## GOAL OF THE EXERCISE
Reproduce each line bearing the word "size".

####################

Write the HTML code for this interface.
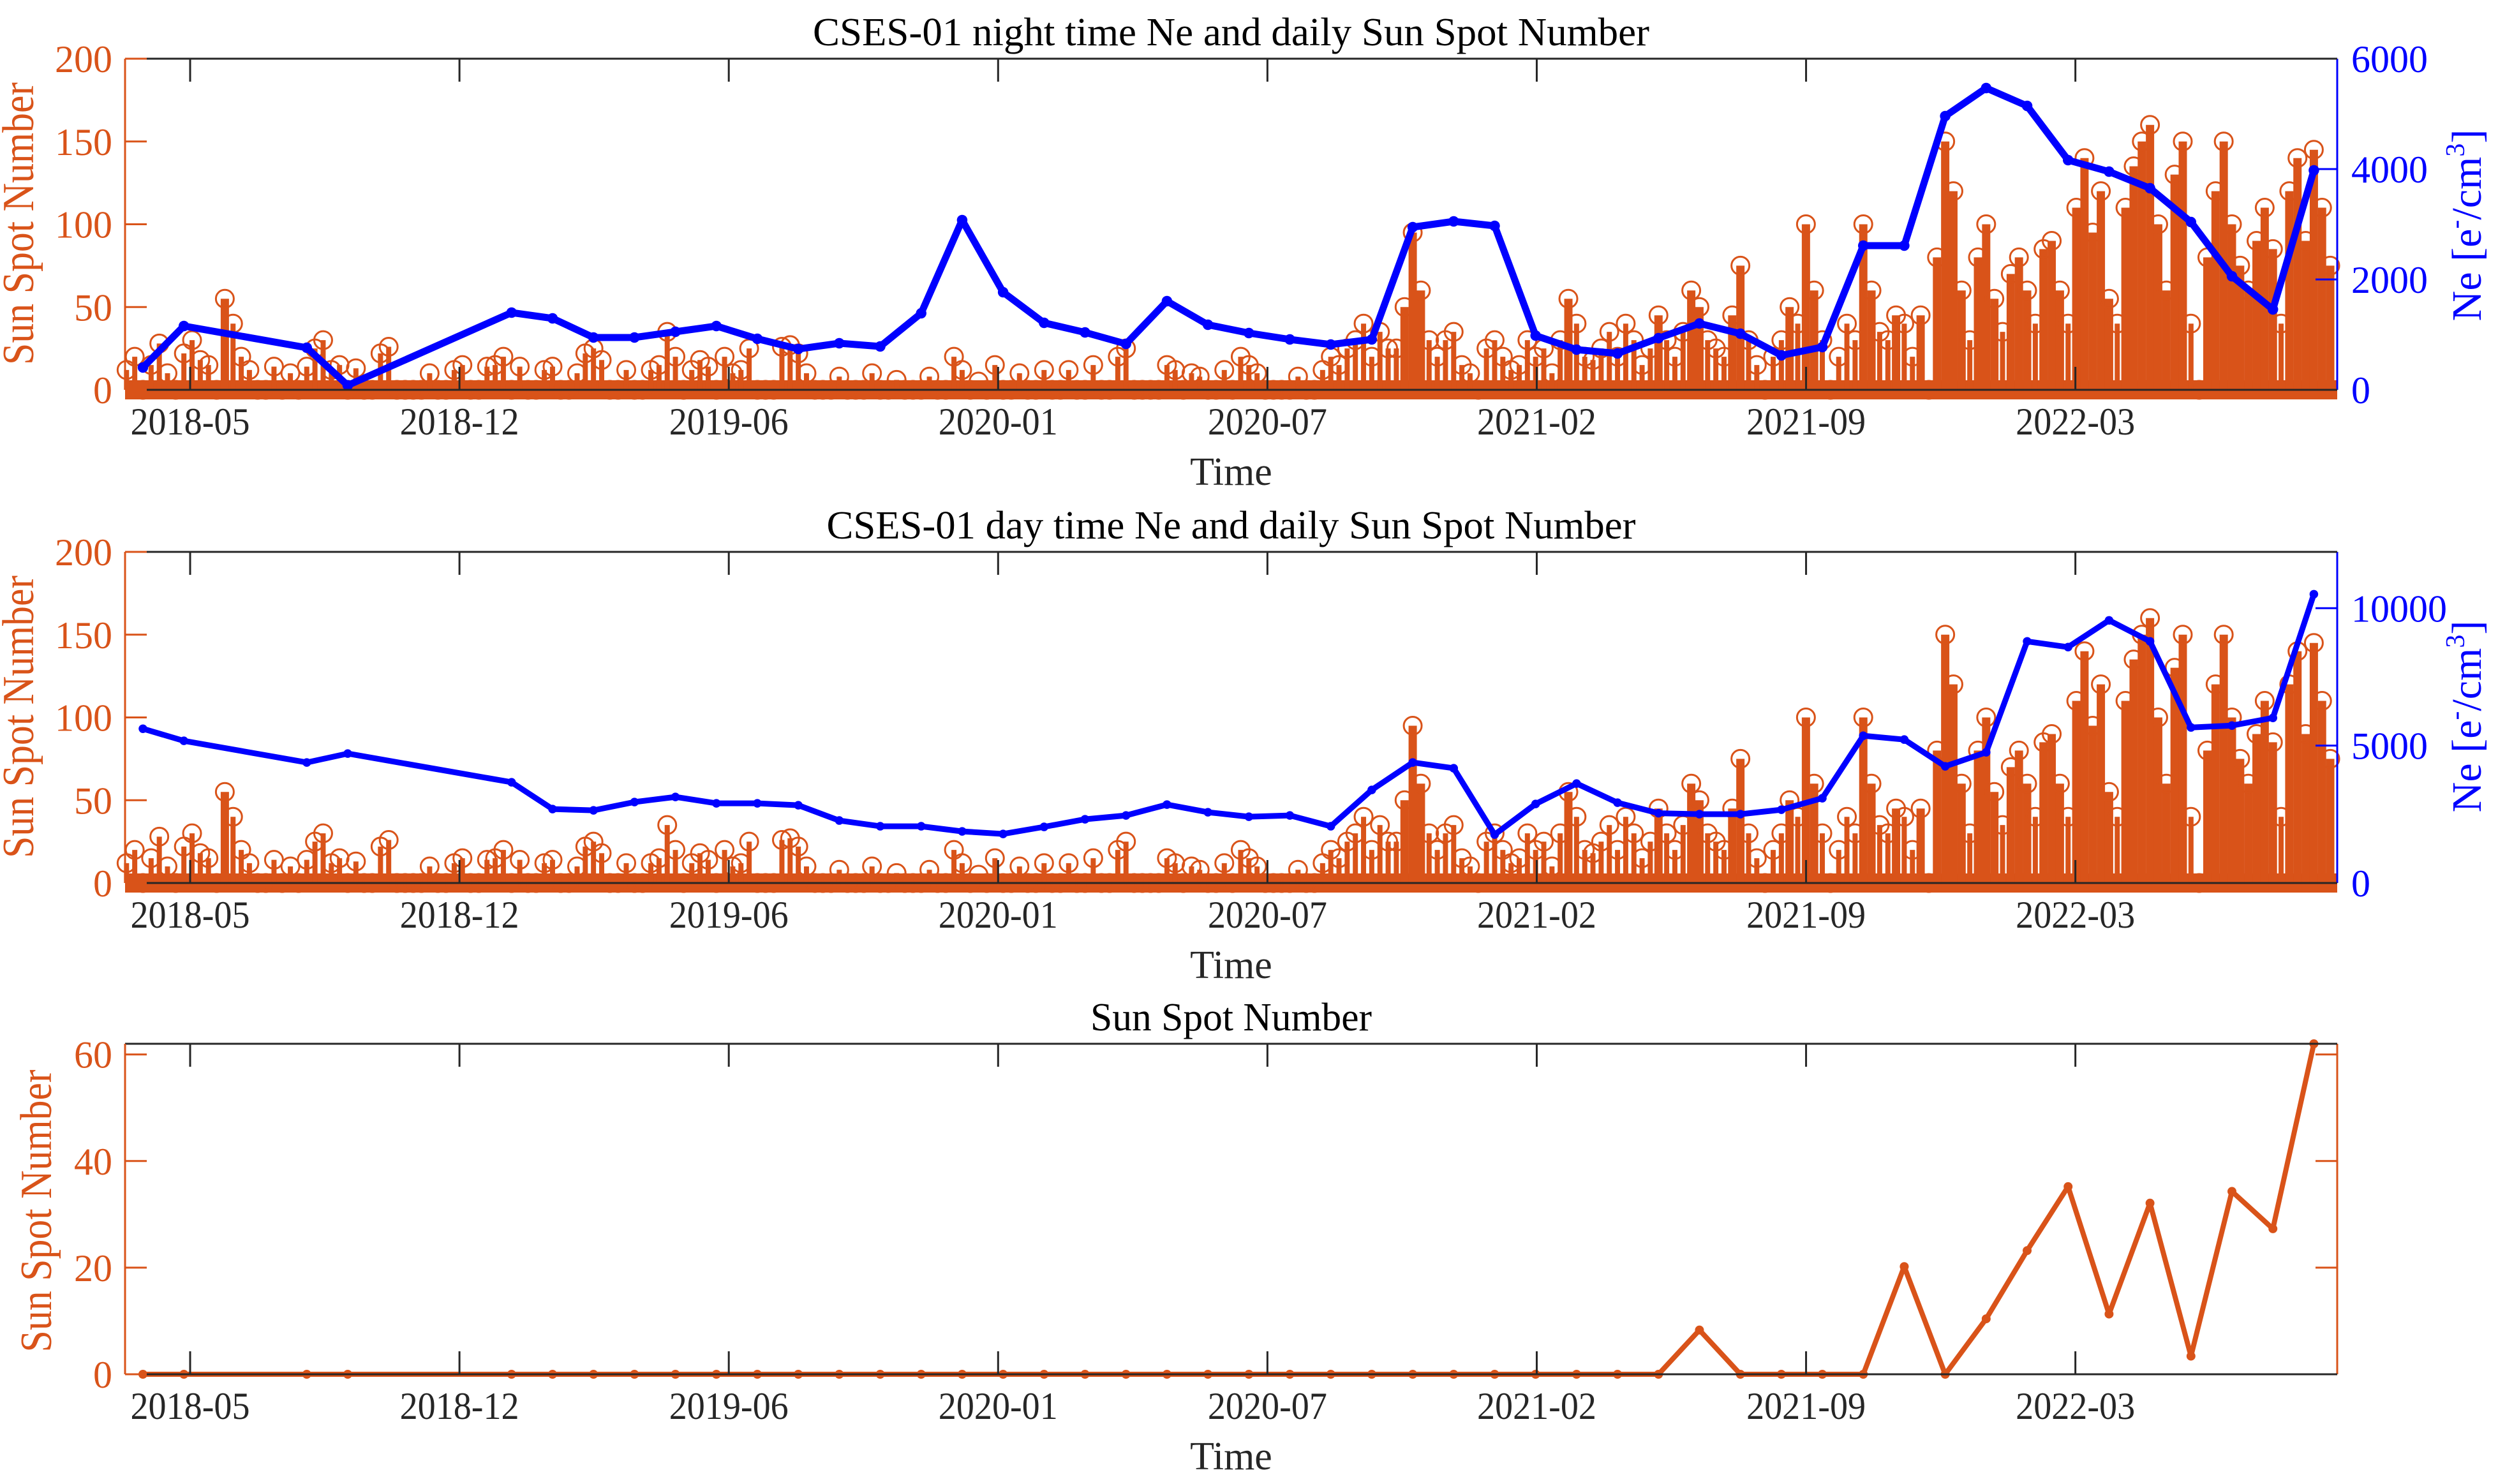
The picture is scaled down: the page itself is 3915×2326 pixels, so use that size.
<!DOCTYPE html>
<html><head><meta charset="utf-8"><title>CSES-01 Ne and Sun Spot Number</title>
<style>
html,body{margin:0;padding:0;background:#fff;}
svg{display:block;font-family:"Liberation Serif","Times New Roman",serif;}
</style></head>
<body>
<svg id="fig" width="3915" height="2326" viewBox="0 0 3915 2326" xmlns="http://www.w3.org/2000/svg"></svg>
<script>
// ---------- data ----------
const tickLabels = ["2018-05","2018-12","2019-06","2020-01","2020-07","2021-02","2021-09","2022-03"];
const tickMonths = [1.153,7.728,14.303,20.878,27.453,34.028,40.603,47.178];
const neMonths = [0,1,4,5,9,10,11,12,13,14,15,16,17,18,19,20,21,22,23,24,25,26,27,28,29,30,31,32,33,34,35,36,37,38,39,40,41,42,43,44,45,46,47,48,49,50,51,52,53];
const neNight = [405,1156,763,81,1399,1295,948,948,1052,1156,925,740,844,786,1387,3075,1769,1214,1040,832,1607,1179,1029,913,821,913,2948,3052,2971,983,728,659,936,1202,1017,624,775,2613,2613,4960,5468,5145,4162,3954,3653,3040,2058,1457,3977];
const neDay = [5614,5174,4385,4710,3666,2691,2645,2946,3132,2900,2900,2830,2274,2065,2065,1879,1786,2042,2320,2459,2854,2575,2413,2459,2065,3387,4385,4176,1763,2877,3619,2923,2540,2506,2506,2668,3086,5359,5220,4246,4756,8793,8584,9558,8793,5661,5730,6009,10510];
const ssnMonthly = [0,0,0,0,0,0,0,0,0,0,0,0,0,0,0,0,0,0,0,0,0,0,0,0,0,0,0,0,0,0,0,0,0,8.3,0,0,0,0,20.2,0,10.4,23.2,35.2,11.3,32.1,3.4,34.3,27.3,62];
const ssnStart = -0.4;
const ssnStep = 0.2;
const ssnDaily = [
12,20,0,15,28, 10,0,22,30,18, 15,0,55,40,20, 12,0,0,14,0, 10,0,14,25,30,
12,15,0,13,0, 0,22,26,0,0, 0,0,10,0,0, 12,15,0,0,14, 15,20,0,14,0,
0,12,14,0,0, 10,22,25,18,0, 0,12,0,0,12, 15,35,20,0,12, 18,14,0,20,10,
12,25,0,0,0, 26,27,22,10,0, 0,0,8,0,0, 0,10,0,0,6, 0,0,0,8,0,
0,20,12,0,5, 0,15,0,0,10, 0,0,12,0,0, 12,0,0,15,0, 0,20,25,0,0,
0,0,15,12,0, 10,8,0,0,12, 0,20,15,10,0, 0,0,0,8,0, 0,12,20,15,25,
30,40,20,35,25, 25,50,95,60,30, 20,30,35,15,10, 0,25,30,20,12, 15,30,20,25,10,
30,55,40,20,18, 25,35,20,40,30, 15,25,45,30,20, 35,60,50,30,25, 20,45,75,30,15,
0,20,30,50,40, 100,60,30,0,20, 40,30,100,60,35, 30,45,40,20,45, 0,80,150,120,60,
30,80,100,55,35, 70,80,60,40,85, 90,60,40,110,140, 95,120,55,40,110, 135,150,160,100,60,
130,150,40,0,80, 120,150,100,75,60, 90,110,85,40,120, 140,90,145,110,75
];

// ---------- layout ----------
const ORANGE="#D95319", BLUE="#0000FF";
const X0=196, X1=3663, M0=-0.436, M1=53.57;
const xs = m => X0 + (m - M0) / (M1 - M0) * (X1 - X0);
const svg = document.getElementById('fig');
const NS="http://www.w3.org/2000/svg";
function mk(tag, attrs, parent){
  const e=document.createElementNS(NS,tag);
  for(const k in attrs) e.setAttribute(k, attrs[k]);
  (parent||svg).appendChild(e); return e;
}
function txt(s, x, y, attrs, parent){
  const t=mk('text', Object.assign({x:x,y:y}, attrs), parent); t.textContent=s; return t;
}

const panels = [
  {id:'night', top:92, bot:611, title:"CSES-01 night time Ne and daily Sun Spot Number", titleLen:1311,
   lmax:200, lticks:[0,50,100,150,200], rmax:6000, rticks:[0,2000,4000,6000], ne:neNight, lw:11, nelabelY:353},
  {id:'day', top:865, bot:1384, title:"CSES-01 day time Ne and daily Sun Spot Number", titleLen:1268,
   lmax:200, lticks:[0,50,100,150,200], rmax:12050, rticks:[0,5000,10000], ne:neDay, lw:9, nelabelY:1123},
  {id:'ssn', top:1636, bot:2154, title:"Sun Spot Number", titleLen:441,
   lmax:62, lticks:[0,20,40,60]}
];

panels.forEach(p=>{
  const g = mk('g', {});
  
  
  const yl = v => p.bot - v/p.lmax*(p.bot-p.top);

  const t = txt(p.title, (X0+X1)/2, p.top-21, {'font-size':62,'text-anchor':'middle',fill:'#000',textLength:p.titleLen,lengthAdjust:'spacingAndGlyphs'}, g);
  
  

  if(p.ne){
    const sg = mk('g', {}, g);
    
    
    // baseline band of zero-value markers
    const band = mk('rect', {x:X0, y:p.bot-15, width:X1-X0, height:30, fill:ORANGE}, sg);
    
    
    ssnDaily.forEach((v,i)=>{
      const m = ssnStart + i*ssnStep;
      const x = xs(m);
      if(v>0){
        const s = mk('line', {x1:x, x2:x, y1:p.bot, y2:yl(v), stroke:ORANGE, 'stroke-width':v>40?13:8}, sg);
        
        
      }
      const c = mk('circle', {cx:x, cy:yl(v), r:14, fill:'none', stroke:ORANGE, 'stroke-width':3}, sg);
      
      
    });
    const yr = v => p.bot - v/p.rmax*(p.bot-p.top);
    const pts = p.ne.map((v,i)=>xs(neMonths[i]).toFixed(1)+','+yr(v).toFixed(1)).join(' ');
    const pl = mk('polyline', {points:pts, fill:'none', stroke:BLUE, 'stroke-width':p.lw, 'stroke-linejoin':'round'}, g);
    
    
    p.ne.forEach((v,i)=>{
      const d = mk('circle', {cx:xs(neMonths[i]), cy:yr(v), r:p.lw*0.75, fill:BLUE}, g);
      
      
    });
    const ra = mk('line', {x1:X1, x2:X1, y1:p.top, y2:p.bot, stroke:BLUE, 'stroke-width':3}, g);
    
    
    p.rticks.forEach(v=>{
      mk('line', {x1:X1-34, x2:X1, y1:yr(v), y2:yr(v), stroke:BLUE, 'stroke-width':3}, g);
      const tl = txt(String(v), X1+22, yr(v)+21, {'font-size':60, fill:BLUE}, g);
      
      
    });
    const nl = mk('text', {transform:'translate(3888,'+p.nelabelY+') rotate(-90)', 'text-anchor':'middle', 'font-size':66, fill:BLUE}, g);
    nl.innerHTML = 'Ne [e<tspan dy="-26" font-size="42">-</tspan><tspan dy="26">/cm</tspan><tspan dy="-26" font-size="42">3</tspan><tspan dy="26">]</tspan>';
    
    
  } else {
    const pts = ssnMonthly.map((v,i)=>xs(neMonths[i]).toFixed(1)+','+yl(v).toFixed(1)).join(' ');
    const pl = mk('polyline', {points:pts, fill:'none', stroke:ORANGE, 'stroke-width':8, 'stroke-linejoin':'round'}, g);
    
    
    ssnMonthly.forEach((v,i)=>{
      const d = mk('circle', {cx:xs(neMonths[i]), cy:yl(v), r:7, fill:ORANGE}, g);
      
      
    });
    const ra = mk('line', {x1:X1, x2:X1, y1:p.top, y2:p.bot, stroke:ORANGE, 'stroke-width':3}, g);
    
    
    p.lticks.forEach(v=>{
      mk('line', {x1:X1-34, x2:X1, y1:yl(v), y2:yl(v), stroke:ORANGE, 'stroke-width':3}, g);
    });
  }

  const tp = mk('line', {x1:X0, x2:X1, y1:p.top, y2:p.top, stroke:'#262626', 'stroke-width':3}, g);
  
  
  const bt = mk('line', {x1:X0, x2:X1, y1:p.bot, y2:p.bot, stroke:'#262626', 'stroke-width':3}, g);
  
  
  tickMonths.forEach((m,i)=>{
    const x = xs(m);
    mk('line', {x1:x, x2:x, y1:p.bot, y2:p.bot-36, stroke:'#262626', 'stroke-width':3}, g);
    mk('line', {x1:x, x2:x, y1:p.top, y2:p.top+36, stroke:'#262626', 'stroke-width':3}, g);
    const tl = txt(tickLabels[i], x, p.bot+70, {'font-size':60, 'text-anchor':'middle', fill:'#262626', textLength:187, lengthAdjust:'spacingAndGlyphs'}, g);
    
    
  });
  const xt = txt('Time', (X0+X1)/2, p.bot+149, {'font-size':62, 'text-anchor':'middle', fill:'#262626'}, g);
  
  

  const la = mk('line', {x1:X0, x2:X0, y1:p.top, y2:p.bot, stroke:ORANGE, 'stroke-width':3}, g);
  
  
  p.lticks.forEach(v=>{
    mk('line', {x1:X0, x2:X0+34, y1:yl(v), y2:yl(v), stroke:ORANGE, 'stroke-width':3}, g);
    const tl = txt(String(v), 176, yl(v)+21, {'font-size':60, 'text-anchor':'end', fill:ORANGE}, g);
    
    
  });
  const lx = p.ne ? 52 : 80;
  const ly = (p.top+p.bot)/2 + (p.ne ? -1 : 3);
  const yt = mk('text', {transform:'translate('+lx+','+ly+') rotate(-90)', 'text-anchor':'middle', 'font-size':70, fill:ORANGE, textLength:443, lengthAdjust:'spacingAndGlyphs'}, g);
  yt.textContent = 'Sun Spot Number';
  
  
});
</script>
</body></html>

####################

## FULL RESPONSE
The picture is scaled down: the page itself is 3915×2326 pixels, so use that size.
  const t = txt(p.title, (X0+X1)/2, p.top-21, {'font-size':62,'text-anchor':'middle',fill:'#000',textLength:p.titleLen,lengthAdjust:'spacingAndGlyphs'}, g);
      const tl = txt(String(v), X1+22, yr(v)+21, {'font-size':60, fill:BLUE}, g);
    const nl = mk('text', {transform:'translate(3888,'+p.nelabelY+') rotate(-90)', 'text-anchor':'middle', 'font-size':66, fill:BLUE}, g);
    nl.innerHTML = 'Ne [e<tspan dy="-26" font-size="42">-</tspan><tspan dy="26">/cm</tspan><tspan dy="-26" font-size="42">3</tspan><tspan dy="26">]</tspan>';
    const tl = txt(tickLabels[i], x, p.bot+70, {'font-size':60, 'text-anchor':'middle', fill:'#262626', textLength:187, lengthAdjust:'spacingAndGlyphs'}, g);
  const xt = txt('Time', (X0+X1)/2, p.bot+149, {'font-size':62, 'text-anchor':'middle', fill:'#262626'}, g);
    const tl = txt(String(v), 176, yl(v)+21, {'font-size':60, 'text-anchor':'end', fill:ORANGE}, g);
  const yt = mk('text', {transform:'translate('+lx+','+ly+') rotate(-90)', 'text-anchor':'middle', 'font-size':70, fill:ORANGE, textLength:443, lengthAdjust:'spacingAndGlyphs'}, g);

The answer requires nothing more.